One further measure has been proposed by López Olmedo et al. (2023), who conducted an experiment in 11 Mexican states to test the potential impact of including labels on alcoholic drinks warning of the health risks associated with consumption. Their research concludes that using these types of warnings can lead people to think of the potential harm caused by alcohol, lessen the appeal of these products, and reduce purchase and consumption intention.


  1. What impact does an increase in alcohol tax have on revenue, consumption, and health?
Key messages:


Increases in tax are associated with higher revenue.

Higher taxes result in higher prices, reducing consumption of alcohol and limiting its harm to health.

The best-performing interventions include a combination of taxation; brief interventions; advertising control; reduced availability, business hours and outlet density; and responsible retailing.

A study by Medina-Mora et al. (2010) assessed the following seven alcohol-abuse-control scenarios: 1) maintaining the status quo, 2) a 25-percent increase in consumption taxes, 3) a 50-percent increase in consumption taxes on high-proof alcohol products, 4) reduced availability of high-proof alcohol products, 5) regulation of associated advertising, 6) brief preventive and persuasive interventions at the primary level of care, and 7) random testing for motorists (breathalyzer tests). The research found that all tax-based interventions resulted in more than 150,000 disability-adjusted life years (DALYs) averted each year. Increasing taxes was the most cost-effective measure, but the best results were obtained by combining tax increases with delivering brief interventions to a greater proportion of individuals, advertising control, and reduced availability achieved through measures concerning an increase in minimum customer age, reducing business hours and outlet density, and responsible retailing.

In a study of 2019 figures in Mexico, Rodríguez and Foncerrada (2022) report that switching would increase revenue by ten billion pesos (from 15 billion to 25 billion pesos), reduce loss from tax evasion and illegal practices by 8.5 billion pesos, and simplify tax collection.[4]

Meanwhile, Rendón et al. (2022) note that ad valorem taxes boost the production and consumption of high-proof, low-quality beverages, since lower prices encourage consumption. Ad quantum taxes, on the other hand, generate more revenue and encourage production of higher-quality beverages with lower alcohol content, as higher prices produce the opposite effect. The authors point out that taxes levied on beer in Mexico have not succeeded in reducing beer affordability, and the IEPS excise tax does not curb the acquisition of alcoholic beverages by children, adolescents, and young adults and has instead provided an incentive for smuggling and the production of counterfeit and adulterated beverages.

To see answers to other relevant questions and more information download the document


We also have available an alcohol tax simulator which you can download here.
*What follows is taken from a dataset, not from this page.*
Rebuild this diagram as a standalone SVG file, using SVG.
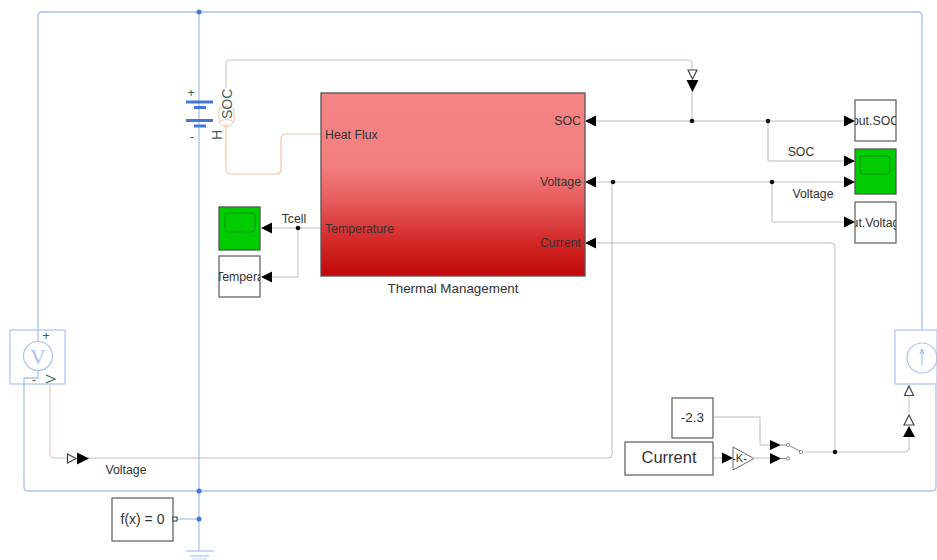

This tool allows to make estimations about the fiscal and economic impact on different tax scenarios. For using the simulator, we recommend you to unlock the file for permitting the execution of the macros responsible for resetting parameters. For that, redirect to the file searcher, open the format option and in the general tab, make sure to enable the option «unlock». With those settings, the file should work without inconvenients.
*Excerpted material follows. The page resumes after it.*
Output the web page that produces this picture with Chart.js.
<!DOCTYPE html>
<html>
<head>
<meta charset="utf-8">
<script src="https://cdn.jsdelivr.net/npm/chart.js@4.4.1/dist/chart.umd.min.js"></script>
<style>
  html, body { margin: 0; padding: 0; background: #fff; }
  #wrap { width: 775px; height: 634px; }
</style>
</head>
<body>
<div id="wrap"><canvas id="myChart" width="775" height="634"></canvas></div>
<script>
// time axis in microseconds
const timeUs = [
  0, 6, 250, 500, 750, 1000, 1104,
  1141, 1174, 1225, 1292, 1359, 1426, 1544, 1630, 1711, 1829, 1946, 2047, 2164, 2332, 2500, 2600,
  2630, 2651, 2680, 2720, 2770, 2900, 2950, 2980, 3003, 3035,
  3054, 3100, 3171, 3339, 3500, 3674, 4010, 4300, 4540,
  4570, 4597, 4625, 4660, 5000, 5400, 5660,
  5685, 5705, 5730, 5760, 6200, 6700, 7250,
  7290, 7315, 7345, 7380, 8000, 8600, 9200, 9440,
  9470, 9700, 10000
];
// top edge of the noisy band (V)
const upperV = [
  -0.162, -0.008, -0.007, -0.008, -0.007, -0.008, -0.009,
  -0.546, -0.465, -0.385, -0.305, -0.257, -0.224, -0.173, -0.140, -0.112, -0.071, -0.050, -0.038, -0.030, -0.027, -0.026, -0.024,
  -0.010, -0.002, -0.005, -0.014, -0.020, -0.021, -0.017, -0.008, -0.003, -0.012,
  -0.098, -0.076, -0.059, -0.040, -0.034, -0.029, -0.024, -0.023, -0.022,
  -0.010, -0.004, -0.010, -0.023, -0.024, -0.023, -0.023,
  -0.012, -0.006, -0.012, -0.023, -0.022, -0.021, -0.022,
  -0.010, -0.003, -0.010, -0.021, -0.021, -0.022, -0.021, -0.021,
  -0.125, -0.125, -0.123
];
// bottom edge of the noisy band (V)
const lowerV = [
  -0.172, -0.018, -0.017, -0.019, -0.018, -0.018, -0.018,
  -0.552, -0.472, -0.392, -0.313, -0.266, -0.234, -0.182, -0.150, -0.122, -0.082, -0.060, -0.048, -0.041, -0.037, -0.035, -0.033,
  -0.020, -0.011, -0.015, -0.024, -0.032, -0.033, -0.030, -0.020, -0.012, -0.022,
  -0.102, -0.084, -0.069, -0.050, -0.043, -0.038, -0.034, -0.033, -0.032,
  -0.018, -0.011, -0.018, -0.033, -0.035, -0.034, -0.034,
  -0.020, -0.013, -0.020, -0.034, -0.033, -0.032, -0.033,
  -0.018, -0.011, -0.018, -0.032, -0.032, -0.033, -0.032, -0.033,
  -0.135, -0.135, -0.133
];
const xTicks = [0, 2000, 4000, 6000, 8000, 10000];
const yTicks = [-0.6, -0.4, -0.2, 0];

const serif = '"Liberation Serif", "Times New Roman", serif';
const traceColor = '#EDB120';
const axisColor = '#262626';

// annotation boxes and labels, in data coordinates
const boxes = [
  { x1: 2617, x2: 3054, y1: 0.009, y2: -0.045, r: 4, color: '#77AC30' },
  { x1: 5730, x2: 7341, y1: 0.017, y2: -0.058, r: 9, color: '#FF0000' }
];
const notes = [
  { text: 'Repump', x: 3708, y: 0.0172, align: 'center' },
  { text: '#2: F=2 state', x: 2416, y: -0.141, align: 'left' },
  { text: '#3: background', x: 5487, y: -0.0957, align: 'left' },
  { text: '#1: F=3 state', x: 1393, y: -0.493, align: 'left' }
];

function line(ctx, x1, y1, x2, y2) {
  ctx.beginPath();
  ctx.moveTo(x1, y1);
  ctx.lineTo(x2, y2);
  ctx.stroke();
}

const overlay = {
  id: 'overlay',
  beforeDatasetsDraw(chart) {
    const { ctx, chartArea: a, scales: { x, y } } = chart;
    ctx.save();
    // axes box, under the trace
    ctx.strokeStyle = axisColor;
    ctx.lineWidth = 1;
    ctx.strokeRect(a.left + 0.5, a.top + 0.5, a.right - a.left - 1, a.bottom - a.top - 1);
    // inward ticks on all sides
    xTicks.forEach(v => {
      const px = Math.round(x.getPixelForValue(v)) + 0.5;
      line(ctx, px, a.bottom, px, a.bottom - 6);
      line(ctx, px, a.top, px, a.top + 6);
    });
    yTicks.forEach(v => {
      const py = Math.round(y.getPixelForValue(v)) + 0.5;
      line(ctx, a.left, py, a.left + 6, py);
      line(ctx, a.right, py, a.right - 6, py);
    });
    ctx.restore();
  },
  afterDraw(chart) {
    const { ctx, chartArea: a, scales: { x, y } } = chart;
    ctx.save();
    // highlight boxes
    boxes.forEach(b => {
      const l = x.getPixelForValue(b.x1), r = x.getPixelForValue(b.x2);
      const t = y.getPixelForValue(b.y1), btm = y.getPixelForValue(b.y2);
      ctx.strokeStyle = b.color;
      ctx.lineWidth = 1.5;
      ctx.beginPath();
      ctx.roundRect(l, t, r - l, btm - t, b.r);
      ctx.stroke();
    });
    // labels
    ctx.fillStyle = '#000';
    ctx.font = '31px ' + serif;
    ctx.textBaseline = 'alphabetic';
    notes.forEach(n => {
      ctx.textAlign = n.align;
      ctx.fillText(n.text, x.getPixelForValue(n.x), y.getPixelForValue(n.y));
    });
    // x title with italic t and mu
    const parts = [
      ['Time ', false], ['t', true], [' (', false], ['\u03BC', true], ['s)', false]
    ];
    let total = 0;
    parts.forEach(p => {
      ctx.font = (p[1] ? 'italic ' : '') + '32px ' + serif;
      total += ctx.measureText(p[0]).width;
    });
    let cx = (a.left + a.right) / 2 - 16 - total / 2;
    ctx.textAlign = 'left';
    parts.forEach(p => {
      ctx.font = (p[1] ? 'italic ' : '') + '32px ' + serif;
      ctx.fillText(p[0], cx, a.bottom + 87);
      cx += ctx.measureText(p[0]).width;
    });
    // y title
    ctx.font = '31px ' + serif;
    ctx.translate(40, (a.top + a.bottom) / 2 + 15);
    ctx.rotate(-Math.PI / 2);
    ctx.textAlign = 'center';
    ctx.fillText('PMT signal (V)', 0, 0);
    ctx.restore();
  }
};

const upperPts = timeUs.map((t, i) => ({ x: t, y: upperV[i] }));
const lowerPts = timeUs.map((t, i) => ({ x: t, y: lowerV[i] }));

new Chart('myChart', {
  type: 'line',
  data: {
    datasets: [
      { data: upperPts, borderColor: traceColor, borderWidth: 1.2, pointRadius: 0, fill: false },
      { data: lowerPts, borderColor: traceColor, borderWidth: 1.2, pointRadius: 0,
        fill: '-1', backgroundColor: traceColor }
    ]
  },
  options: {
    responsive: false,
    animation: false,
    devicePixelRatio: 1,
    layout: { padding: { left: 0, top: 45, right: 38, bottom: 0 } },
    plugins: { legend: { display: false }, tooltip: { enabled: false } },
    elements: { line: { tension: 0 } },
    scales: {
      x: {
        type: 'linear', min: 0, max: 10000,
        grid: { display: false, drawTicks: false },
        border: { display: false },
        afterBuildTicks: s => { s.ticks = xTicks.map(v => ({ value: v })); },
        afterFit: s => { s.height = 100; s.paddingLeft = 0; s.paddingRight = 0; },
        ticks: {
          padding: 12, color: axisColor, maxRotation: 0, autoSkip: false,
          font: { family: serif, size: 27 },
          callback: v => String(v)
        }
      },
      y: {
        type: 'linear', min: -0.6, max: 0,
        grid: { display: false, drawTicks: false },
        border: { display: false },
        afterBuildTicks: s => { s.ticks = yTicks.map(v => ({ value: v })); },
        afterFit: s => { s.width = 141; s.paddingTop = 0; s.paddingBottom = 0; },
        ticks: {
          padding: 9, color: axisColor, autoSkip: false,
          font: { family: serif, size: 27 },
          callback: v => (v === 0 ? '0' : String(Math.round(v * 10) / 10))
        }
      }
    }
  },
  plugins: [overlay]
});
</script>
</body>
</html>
[1] Globally, 43 percent of the population over the age of 15 (just over 2 billion individuals) has drunk alcohol at least once in the past year. Annual per capita consumption of pure alcohol stands at 15.1 liters; alcohol is first consumed before the age of 15 and is a gateway drug for the consumption of other, illegal substances (Villatoro et al., 2023).

[2] Binge drinking is defined as having consumed, on a single occasion, 4 or more drinks for women and 5 or more drinks for men in the previous 30 days (or having drunk 60 grams or more of pure alcohol on a single occasion in the previous month) (Villatoro et al., 2023).
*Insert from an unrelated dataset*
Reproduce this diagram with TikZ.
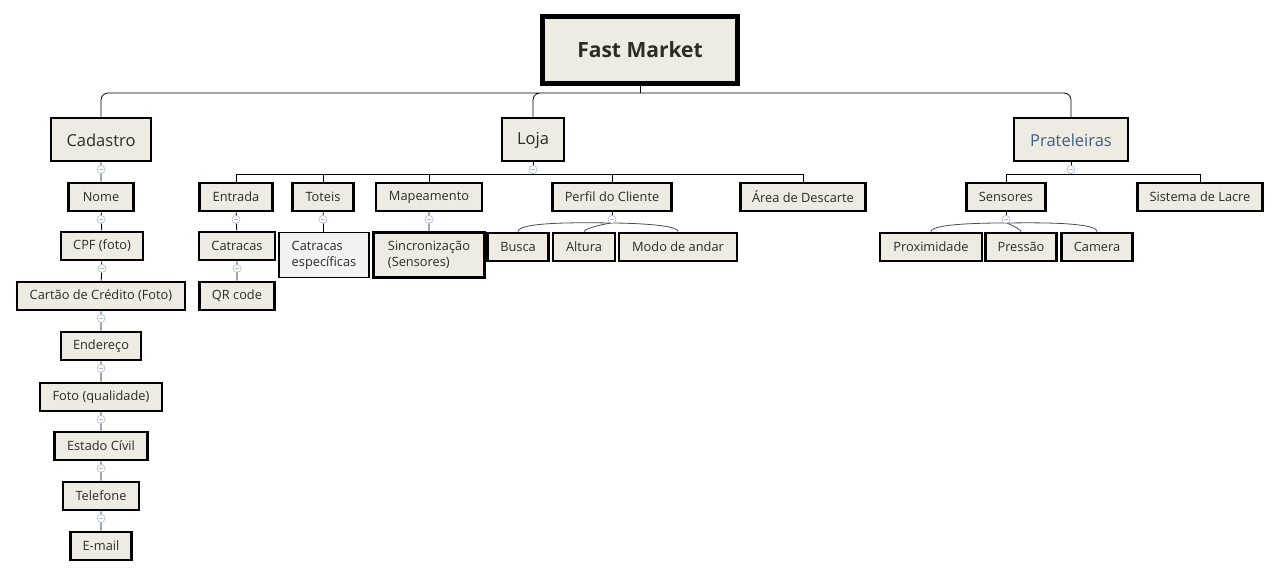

[3] “Past-month binge drinking” refers to people who have consumed in the past month five or more drinks on a single occasion in the case of men or four or more drinks on a single occasion for women. In the case of weekly binge drinking, it refers to people who have consumed once a week five or more drinks on a single occasion in the case of men or four or more drinks on a single occasion for women (Reséndiz et al., 2018).

[4]  See https://tobacconomics.org/research/alcohol-evidence-matrix-mexico/

[5] For beer consumption, the authors found that consumers prefer present consumption and obtained a time preference of 1.64, meaning that consumers are more likely to sacrifice future units of beer consumption in favor of present consumption. The authors note that this is dangerous because beer consumption is given priority over other goods and is not as elastic to changes in price. Meanwhile, wines and spirits yielded a time preference of 0.42, indicating that consumers place greater value on future consumption than present consumption. This makes consumers of wines and spirits more sensitive to price changes and more likely to reduce their present consumption in order to maintain future consumption. Changes in prices had a small impact in reducing short-term demand but a greater impact over the long term. Catalán and Moreno (2016) stress that alcohol pricing policies are not that effective and alternatives should be found to reduce alcohol consumption.

[6] Similarly, Urzúa (2013) found that given a 1.0 percent increase in the price of beer, consumption in urban households would fall by 1.082 percent, and by 1.462 percent in rural households.

[7] In general, taxes on alcoholic beverages are applied in two ways. Ad-Valorem taxes are charged on the value of the product; that is, a fee is applied to the price. While Ad-Quantum taxes consider the amount of alcohol contained in the product, for which a fee is charged.

[8] Anderson (2020) notes that ad valorem taxes, variable by type of alcohol, tend to be progressive due to the fact that “premium” beverages are mostly consumed by wealthier individuals. At the same time, in wine-producing countries, these taxes may incentivize wine exports.